We’ve also got a growth pipeline — an internal growth pipeline — that should take our production over 4 million ounces over the next few years beyond 2030.

So that’s good. Even though we’re a big company, we can still grow.

And that’s because we put those deals together a while ago when gold prices were lower, we got them for a good price, and now we can take advantage of those assets.

DM: It’s interesting you’re talking about growth because production has been softer year-on-year. And that’s not exclusive to Agnico. We’ve seen this production trend across the sector lately. Given those results, people are naturally asking: is this more of a margin story than a growth story?

How would you respond to that?

SB: I think it’s just a high-quality business story that happens to mine for gold.

And that’s what we started decades ago as we said, look, we just happen to be in the gold business. Let’s create the best business we can create that can compete with other businesses in terms of the quality of the investment proposition to investors.

That’s what we have at Agnico.

But we have that added benefit where we’re not too big that exploration doesn’t still move the needle. It does move the needle.

And we can see that with something like Hope Bay.

That’s something we picked up for roughly $250 million four years ago when the federal government said no, the Chinese entity can’t own it.

We did that deal over Christmas and New Year’s in two weeks.

We said our investment thesis was to drill it. We spent a few hundred million dollars doing it.

It’ll come out to be much bigger than it was when we put it on care and maintenance.

So those are the types of things that you do through all cycles.

And we’re in a position to not only provide those quality financial results, keep our costs under control, but still provide a good exploration story and provide the growth with projects that we know well in regions where we have a successful track record of building good businesses.

DM: Well, the fact that you mentioned Hope Bay — let’s stay there for a moment.

It’s a very interesting region right now, the Arctic North, for a variety of reasons. How do you view the way this region has evolved, particularly from a government and infrastructure perspective? What’s happening there at the moment?

SB: There’s a few things. From a country perspective, from a sovereignty perspective in the North, it’s clearly now important. It’s a focus, obviously.

But it goes beyond that because if we’re smart and we’re effective and we’re efficient with our investment dollars, particularly from a government level, then we can set this up for decades of value creation for 40 million Canadians.

So, not only will the communities benefit, not only will our Indigenous partners benefit, but we’ll basically be putting in infrastructure that will allow us to do responsible, sustainable development for decades up there.

And it’s really opening up a vast new area of the country. So that’s important.

You can still get things done. It’s not an easy place to do business because it lacks infrastructure at the moment.

But think about it. We’ve built a business over 20 years. We’ve invested over $10 billion.
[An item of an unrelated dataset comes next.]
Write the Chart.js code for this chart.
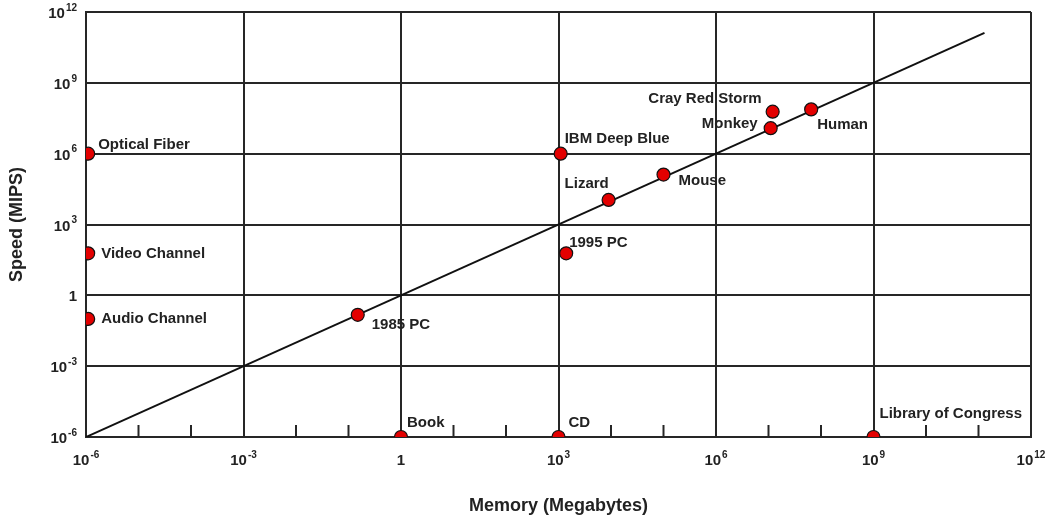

That business is now roughly a quarter of Nunavut’s GDP.

And so when we look at Agnico and step back, that’s an important part of Agnico’s Canadian business. But we’ve been able to build one of the largest public companies in Canada with roughly 80% of our production coming from Canada, and a big part of that comes from the North.

So it can be done.

DM: Looking back, why do you think momentum was so slow there? And can Canada avoid some of the mistakes of the past?

SB: Yeah, governments have all sorts of priorities.
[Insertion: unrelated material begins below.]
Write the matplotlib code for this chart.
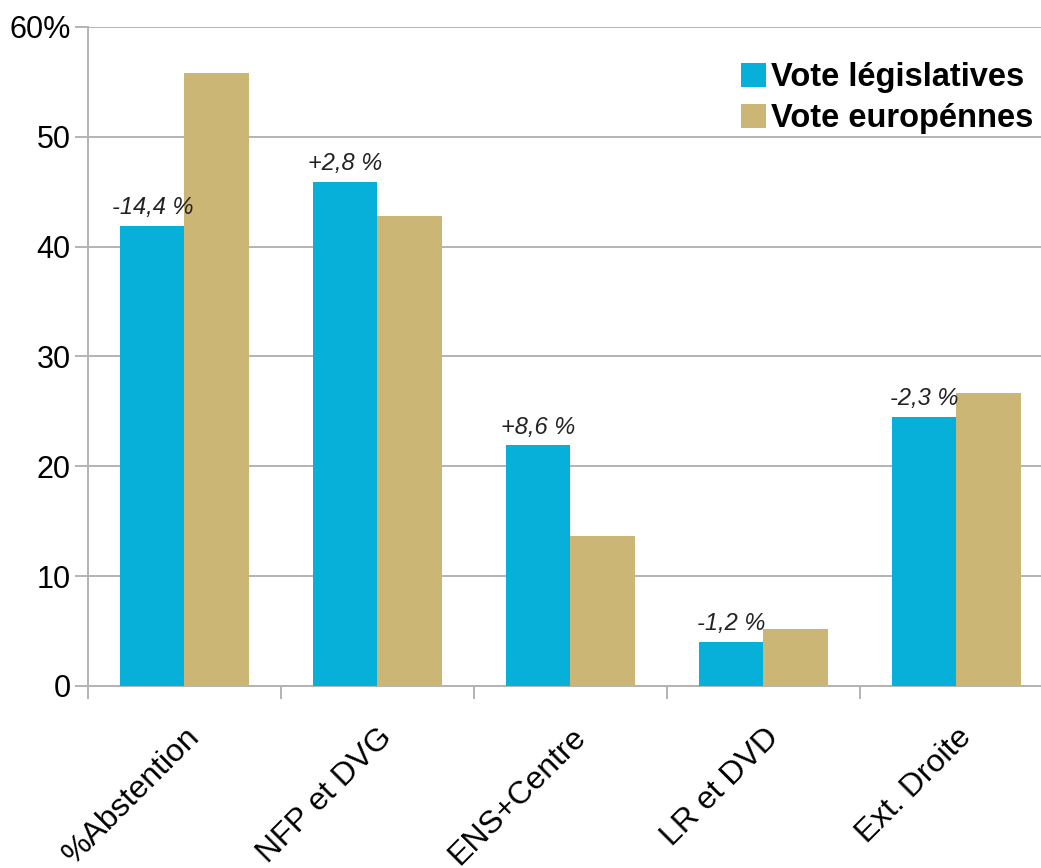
import numpy as np
import matplotlib
matplotlib.use("Agg")
import matplotlib.pyplot as plt
import matplotlib.transforms as mtransforms

plt.rcParams['font.family'] = ['Liberation Sans', 'DejaVu Sans']

# Data
categories = ['%Abstention', 'NFP et DVG', 'ENS+Centre', 'LR et DVD', 'Ext. Droite']
legislatives = [41.9, 45.9, 21.9, 4.0, 24.5]
europeennes = [55.8, 42.8, 13.7, 5.2, 26.7]
differences = ['-14,4 %', '+2,8 %', '+8,6 %', '-1,2 %', '-2,3 %']
yticks = [0, 10, 20, 30, 40, 50, 60]
ytick_labels = ['0', '10', '20', '30', '40', '50', '60%']

blue = '#07b0d9'
tan = '#cbb676'
grid_grey = '#b3b3b3'

fig = plt.figure(figsize=(10.41, 8.68), dpi=100)
ax = fig.add_axes([0.0845, 0.2097, 0.927, 0.7592])

x = np.arange(len(categories))
w = 1 / 3
ax.bar(x - w / 2, legislatives, width=w, color=blue, label='Vote législatives', zorder=3)
ax.bar(x + w / 2, europeennes, width=w, color=tan, label='Vote europénnes', zorder=3)

# change labels above the blue bars
for xi, v, txt in zip(x, legislatives, differences):
    ax.annotate(txt, (xi - w / 2, v), xytext=(0, 5), textcoords='offset points',
                ha='center', va='bottom', fontsize=17, style='italic', color='#222222')

ax.set_xlim(-0.5, len(categories) - 0.5)
ax.set_ylim(0, 60)
ax.set_yticks(yticks)
ax.set_yticklabels(ytick_labels, fontsize=22)
ax.yaxis.grid(True, color=grid_grey, linewidth=1.4, zorder=0)
ax.set_axisbelow(True)

# category separators as minor ticks, labels on major ticks
ax.set_xticks(x)
ax.set_xticks(np.arange(-0.5, len(categories)), minor=True)
ax.set_xticklabels(categories, fontsize=23, rotation=45, ha='right',
                   rotation_mode='anchor')
offset = mtransforms.ScaledTranslation(0.08, 0, fig.dpi_scale_trans)
for lbl in ax.get_xticklabels():
    lbl.set_transform(lbl.get_transform() + offset)
ax.tick_params(axis='x', which='major', length=0, pad=26)
ax.tick_params(axis='x', which='minor', length=9.4, width=1.4, color=grid_grey)
ax.tick_params(axis='y', length=9.4, width=1.4, color=grid_grey, pad=3)

for side in ['top', 'right']:
    ax.spines[side].set_visible(False)
for side in ['left', 'bottom']:
    ax.spines[side].set_color(grid_grey)
    ax.spines[side].set_linewidth(1.4)

leg = fig.legend(loc='upper right', bbox_to_anchor=(0.993, 0.928), frameon=False,
                 prop={'weight': 'bold', 'size': 23.5}, handlelength=0.78,
                 handleheight=0.78, handletextpad=0.15, labelspacing=0.3,
                 borderpad=0, borderaxespad=0)

fig.savefig('out.png', dpi=100)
Governments tend not to think long term. It’s interesting though that our Indigenous partners by nature think long term. Mining companies by nature think long term.
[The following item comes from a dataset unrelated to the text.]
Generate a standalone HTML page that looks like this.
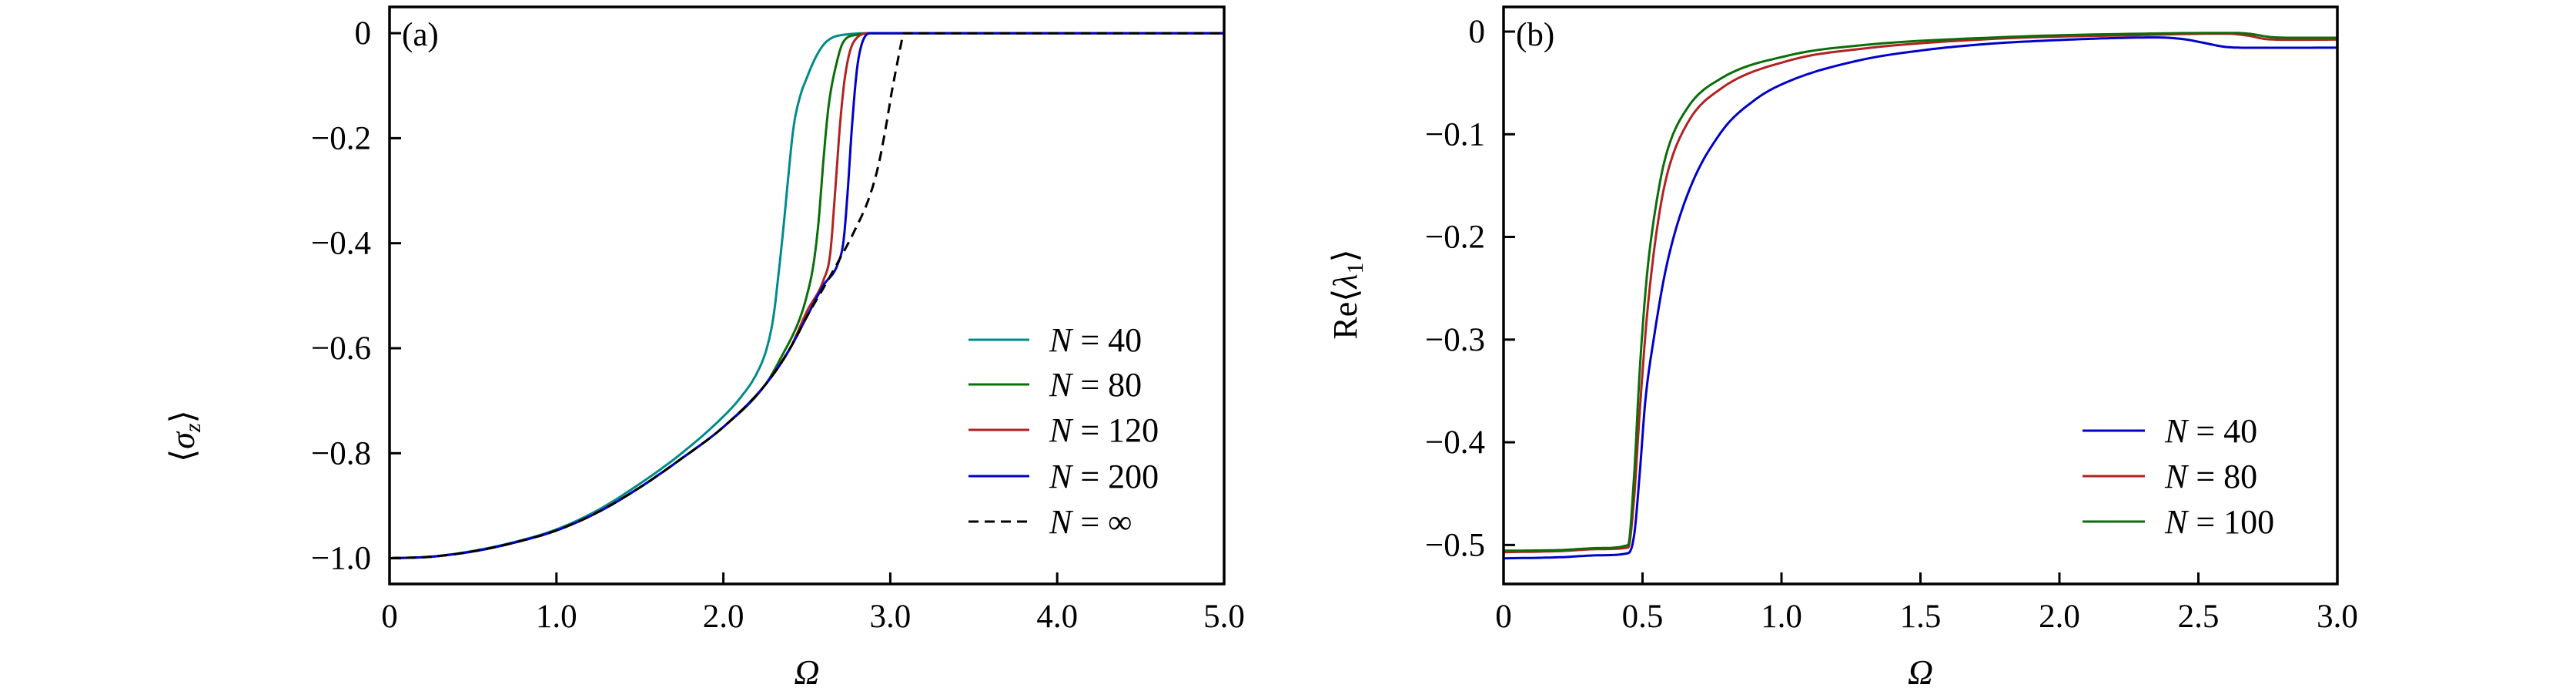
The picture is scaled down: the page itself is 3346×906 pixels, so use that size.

So there’s a good match between our Indigenous partners and the mining industry, which is good.

Governments are pushed toward short-term priorities, and that’s just politics.

But now the bigger picture is for Canada: Let’s focus on what we do well. Let’s take advantage of the opportunities that exist for us as a country. And mining is a big part of that because it basically was one of the key industries that built a successful country.

So let’s get back to doing what we do well and let’s focus on an area that’s largely underexplored, that needs infrastructure, that screams opportunity — not just from a resource development perspective, but from a community perspective and from a people perspective in the North.